### Given task
Retype, please, the listing from its opening line through the line that contains "const STEP_NS = 0.5;", both included, without the pictures.

### Data extract
· · · · · · ·

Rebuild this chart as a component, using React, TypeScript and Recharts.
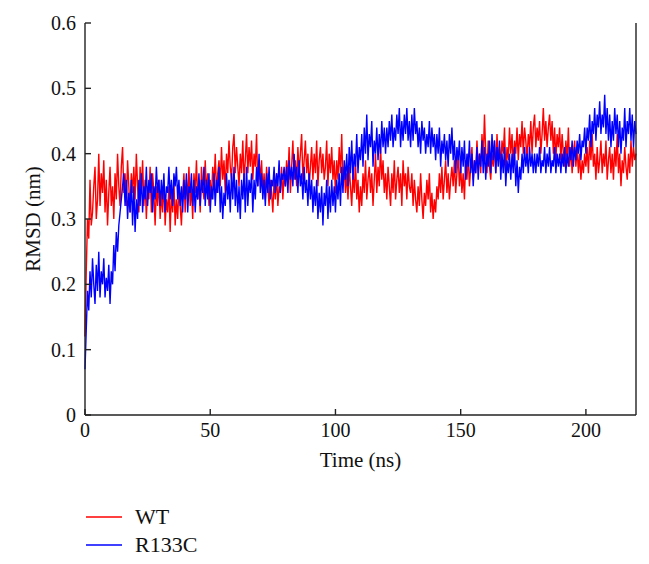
import React from 'react';
import { LineChart, Line, XAxis, YAxis } from 'recharts';

// RMSD (nm), one reading every 0.5 ns
const STEP_NS = 0.5;

const wt = [
  0.12, 0.22, 0.30, 0.27, 0.36, 0.29, 0.31, 0.35, 0.38, 0.30, 0.33, 0.40, 0.32, 0.37, 0.34, 0.39, 0.31, 0.36, 0.29, 0.34,
  0.38, 0.32, 0.35, 0.30, 0.37, 0.33, 0.40, 0.35, 0.32, 0.38, 0.41, 0.34, 0.37, 0.32, 0.39, 0.35, 0.31, 0.37, 0.34, 0.38,
  0.33, 0.40, 0.35, 0.31, 0.38, 0.34, 0.39, 0.32, 0.36, 0.30, 0.35, 0.33, 0.38, 0.31, 0.37, 0.34, 0.29, 0.35, 0.32, 0.36,
  0.30, 0.34, 0.31, 0.36, 0.29, 0.33, 0.31, 0.35, 0.28, 0.34, 0.31, 0.36, 0.29, 0.33, 0.30, 0.35, 0.32, 0.29, 0.34, 0.37,
  0.31, 0.36, 0.33, 0.38, 0.32, 0.35, 0.30, 0.37, 0.34, 0.39, 0.33, 0.36, 0.31, 0.38, 0.35, 0.33, 0.39, 0.34, 0.37, 0.32,
  0.36, 0.33, 0.38, 0.35, 0.40, 0.34, 0.37, 0.39, 0.35, 0.41, 0.36, 0.39, 0.34, 0.40, 0.37, 0.42, 0.38, 0.36, 0.41, 0.43,
  0.37, 0.41, 0.38, 0.35, 0.40, 0.37, 0.42, 0.36, 0.39, 0.43, 0.37, 0.41, 0.38, 0.42, 0.36, 0.40, 0.38, 0.43, 0.35, 0.39,
  0.36, 0.39, 0.34, 0.37, 0.33, 0.38, 0.35, 0.32, 0.36, 0.34, 0.31, 0.36, 0.33, 0.37, 0.32, 0.35, 0.34, 0.38, 0.33, 0.37,
  0.35, 0.39, 0.36, 0.41, 0.34, 0.38, 0.42, 0.36, 0.39, 0.35, 0.41, 0.37, 0.40, 0.43, 0.36, 0.39, 0.42, 0.37, 0.40, 0.35,
  0.38, 0.41, 0.36, 0.40, 0.37, 0.42, 0.35, 0.39, 0.41, 0.37, 0.40, 0.36, 0.38, 0.42, 0.35, 0.40, 0.37, 0.41, 0.36, 0.39,
  0.34, 0.39, 0.36, 0.41, 0.37, 0.43, 0.35, 0.38, 0.34, 0.37, 0.33, 0.38, 0.35, 0.32, 0.37, 0.34, 0.39, 0.33, 0.36, 0.31,
  0.35, 0.32, 0.37, 0.34, 0.39, 0.33, 0.36, 0.38, 0.34, 0.37, 0.32, 0.36, 0.40, 0.34, 0.38, 0.35, 0.41, 0.36, 0.39, 0.34,
  0.37, 0.33, 0.38, 0.35, 0.32, 0.37, 0.34, 0.39, 0.33, 0.36, 0.38, 0.34, 0.37, 0.32, 0.39, 0.35, 0.37, 0.33, 0.38, 0.35,
  0.34, 0.37, 0.32, 0.36, 0.33, 0.31, 0.35, 0.32, 0.37, 0.33, 0.30, 0.34, 0.32, 0.36, 0.33, 0.37, 0.31, 0.34, 0.30, 0.33,
  0.31, 0.35, 0.33, 0.37, 0.34, 0.38, 0.33, 0.36, 0.39, 0.34, 0.37, 0.33, 0.36, 0.38, 0.35, 0.39, 0.34, 0.37, 0.40, 0.35,
  0.38, 0.34, 0.37, 0.33, 0.39, 0.36, 0.40, 0.35, 0.38, 0.41, 0.36, 0.39, 0.37, 0.42, 0.38, 0.40, 0.37, 0.43, 0.39, 0.46,
  0.40, 0.37, 0.42, 0.38, 0.36, 0.40, 0.38, 0.42, 0.37, 0.43, 0.39, 0.41, 0.38, 0.42, 0.40, 0.44, 0.37, 0.41, 0.39, 0.44,
  0.40, 0.43, 0.38, 0.42, 0.40, 0.44, 0.39, 0.43, 0.41, 0.45, 0.40, 0.44, 0.42, 0.39, 0.43, 0.41, 0.45, 0.40, 0.44, 0.46,
  0.41, 0.44, 0.42, 0.45, 0.40, 0.43, 0.47, 0.42, 0.45, 0.41, 0.44, 0.46, 0.42, 0.45, 0.40, 0.44, 0.39, 0.43, 0.41, 0.44,
  0.39, 0.43, 0.40, 0.38, 0.42, 0.39, 0.44, 0.38, 0.41, 0.37, 0.40, 0.42, 0.38, 0.41, 0.37, 0.40, 0.36, 0.39, 0.37, 0.40,
  0.38, 0.41, 0.37, 0.42, 0.39, 0.43, 0.38, 0.40, 0.36, 0.41, 0.37, 0.39, 0.42, 0.37, 0.40, 0.38, 0.42, 0.36, 0.39, 0.41,
  0.37, 0.40, 0.36, 0.41, 0.38, 0.43, 0.37, 0.40, 0.35, 0.39, 0.37, 0.41, 0.38, 0.36, 0.40, 0.37, 0.42, 0.38, 0.41, 0.39,
  0.40,
];

const r133c = [
  0.07, 0.13, 0.19, 0.16, 0.22, 0.18, 0.24, 0.20, 0.17, 0.23, 0.19, 0.25, 0.18, 0.22, 0.20, 0.24, 0.18, 0.21, 0.19, 0.23,
  0.17, 0.22, 0.20, 0.26, 0.22, 0.28, 0.25, 0.29, 0.31, 0.33, 0.35, 0.37, 0.32, 0.36, 0.30, 0.34, 0.31, 0.36, 0.29, 0.35,
  0.28, 0.33, 0.30, 0.36, 0.32, 0.37, 0.31, 0.35, 0.33, 0.38, 0.32, 0.36, 0.34, 0.37, 0.31, 0.35, 0.33, 0.38, 0.34, 0.36,
  0.32, 0.36, 0.33, 0.37, 0.31, 0.35, 0.34, 0.38, 0.33, 0.36, 0.32, 0.37, 0.35, 0.38, 0.33, 0.36, 0.32, 0.35, 0.31, 0.36,
  0.33, 0.37, 0.31, 0.35, 0.34, 0.37, 0.32, 0.36, 0.31, 0.35, 0.33, 0.37, 0.32, 0.36, 0.34, 0.38, 0.32, 0.36, 0.33, 0.37,
  0.31, 0.35, 0.33, 0.37, 0.32, 0.36, 0.34, 0.38, 0.31, 0.35, 0.30, 0.34, 0.32, 0.37, 0.33, 0.36, 0.31, 0.37, 0.33, 0.38,
  0.32, 0.36, 0.31, 0.35, 0.30, 0.36, 0.33, 0.37, 0.31, 0.38, 0.32, 0.36, 0.34, 0.37, 0.31, 0.36, 0.33, 0.38, 0.35, 0.40,
  0.34, 0.37, 0.33, 0.36, 0.32, 0.37, 0.34, 0.38, 0.33, 0.36, 0.35, 0.38, 0.34, 0.37, 0.35, 0.39, 0.34, 0.37, 0.36, 0.38,
  0.35, 0.38, 0.34, 0.39, 0.36, 0.38, 0.35, 0.40, 0.36, 0.38, 0.34, 0.39, 0.35, 0.37, 0.33, 0.38, 0.34, 0.36, 0.32, 0.37,
  0.33, 0.36, 0.31, 0.35, 0.32, 0.36, 0.30, 0.34, 0.31, 0.35, 0.29, 0.34, 0.32, 0.36, 0.30, 0.35, 0.31, 0.36, 0.32, 0.35,
  0.31, 0.36, 0.33, 0.37, 0.32, 0.38, 0.34, 0.39, 0.36, 0.40, 0.35, 0.41, 0.37, 0.42, 0.36, 0.40, 0.38, 0.43, 0.37, 0.41,
  0.39, 0.43, 0.38, 0.44, 0.40, 0.46, 0.39, 0.43, 0.41, 0.45, 0.38, 0.42, 0.40, 0.44, 0.39, 0.43, 0.40, 0.45, 0.41, 0.44,
  0.40, 0.44, 0.41, 0.45, 0.42, 0.46, 0.41, 0.44, 0.42, 0.46, 0.43, 0.47, 0.41, 0.45, 0.42, 0.46, 0.43, 0.47, 0.42, 0.45,
  0.41, 0.46, 0.42, 0.47, 0.43, 0.45, 0.41, 0.44, 0.40, 0.45, 0.42, 0.44, 0.40, 0.43, 0.41, 0.45, 0.40, 0.44, 0.41, 0.43,
  0.39, 0.43, 0.40, 0.44, 0.38, 0.42, 0.40, 0.43, 0.39, 0.42, 0.38, 0.43, 0.40, 0.44, 0.39, 0.42, 0.37, 0.41, 0.39, 0.42,
  0.37, 0.41, 0.38, 0.42, 0.36, 0.40, 0.38, 0.42, 0.37, 0.40, 0.35, 0.39, 0.37, 0.41, 0.36, 0.40, 0.38, 0.42, 0.37, 0.41,
  0.36, 0.40, 0.38, 0.42, 0.37, 0.43, 0.39, 0.42, 0.37, 0.41, 0.38, 0.42, 0.36, 0.40, 0.37, 0.41, 0.35, 0.39, 0.37, 0.40,
  0.36, 0.40, 0.37, 0.41, 0.35, 0.39, 0.34, 0.38, 0.36, 0.40, 0.37, 0.41, 0.38, 0.40, 0.37, 0.41, 0.38, 0.40, 0.37, 0.40,
  0.37, 0.40, 0.38, 0.41, 0.37, 0.39, 0.38, 0.41, 0.37, 0.40, 0.38, 0.41, 0.37, 0.39, 0.38, 0.41, 0.37, 0.40, 0.38, 0.40,
  0.37, 0.40, 0.38, 0.41, 0.37, 0.40, 0.38, 0.41, 0.39, 0.42, 0.38, 0.41, 0.39, 0.42, 0.40, 0.43, 0.39, 0.42, 0.41, 0.44,
  0.40, 0.44, 0.42, 0.46, 0.41, 0.45, 0.43, 0.47, 0.42, 0.46, 0.44, 0.48, 0.43, 0.46, 0.44, 0.49, 0.43, 0.47, 0.42, 0.46,
  0.41, 0.45, 0.42, 0.47, 0.43, 0.46, 0.41, 0.45, 0.40, 0.44, 0.42, 0.47, 0.41, 0.45, 0.43, 0.47, 0.42, 0.46, 0.41, 0.45,
  0.43,
];

const xTicks = [0, 50, 100, 150, 200];
const yTicks = [0, 0.1, 0.2, 0.3, 0.4, 0.5, 0.6];
const series = [
  { key: 'wt', name: 'WT', color: '#ff0000' },
  { key: 'r133c', name: 'R133C', color: '#0000ff' },
];

const FONT = '"Liberation Serif", "Times New Roman", serif';
const AXIS = '#222';

export default function App() {
  const data = wt.map((v, i) => ({ t: i * STEP_NS, wt: v, r133c: r133c[i] }));

  return (
    <div style={{ position: 'relative', width: 641, height: 556, fontFamily: FONT, background: '#fff' }}>
      <LineChart width={641} height={556} data={data} margin={{ top: 15, right: 12, left: 17, bottom: 119 }}>
        <XAxis
          xAxisId="b" dataKey="t" type="number" domain={[0, 220]} ticks={xTicks}
          height={30} tickSize={-6} tickMargin={14} stroke={AXIS} strokeWidth={1.4}
          tick={{ fill: '#111', fontSize: 20, fontFamily: FONT }}
          label={{ value: 'Time (ns)', position: 'bottom', offset: 7, fill: '#111', fontSize: 21, fontFamily: FONT }}
        />
        <XAxis
          xAxisId="t" dataKey="t" type="number" domain={[0, 220]} ticks={xTicks.slice(1)}
          orientation="top" height={0} tickSize={-6} tick={false} stroke={AXIS} strokeWidth={1.4}
        />
        <YAxis
          yAxisId="l" type="number" domain={[0, 0.6]} ticks={yTicks} width={60}
          tickSize={-6} tickMargin={15} stroke={AXIS} strokeWidth={1.4}
          tick={{ fill: '#111', fontSize: 20, fontFamily: FONT }}
          label={{ value: 'RMSD (nm)', angle: -90, position: 'center', dx: -22, fill: '#111', fontSize: 21, fontFamily: FONT }}
        />
        <YAxis
          yAxisId="r" type="number" domain={[0, 0.6]} ticks={yTicks} orientation="right" width={1}
          tickSize={-6} tick={false} stroke={AXIS} strokeWidth={1.4}
        />
        {series.map(s => (
          <Line
            key={s.key} xAxisId="b" yAxisId="l" type="linear" dataKey={s.key} name={s.name}
            stroke={s.color} strokeWidth={1.4} dot={false} isAnimationActive={false}
          />
        ))}
      </LineChart>
      <svg width={641} height={556} style={{ position: 'absolute', left: 0, top: 0, pointerEvents: 'none' }}>
        {series.map((s, i) => (
          <g key={s.key}>
            <line x1={78} x2={114} y1={509 + i * 28} y2={509 + i * 28} stroke={s.color} strokeWidth={1.6} />
            <text x={127} y={516 + i * 28} fontSize={22} fontFamily={FONT} fill="#111">{s.name}</text>
          </g>
        ))}
      </svg>
    </div>
  );
}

· · · · · · ·

### Result for this task
Rebuild this chart as a component, using React, TypeScript and Recharts.
import React from 'react';
import { LineChart, Line, XAxis, YAxis } from 'recharts';

// RMSD (nm), one reading every 0.5 ns
const STEP_NS = 0.5;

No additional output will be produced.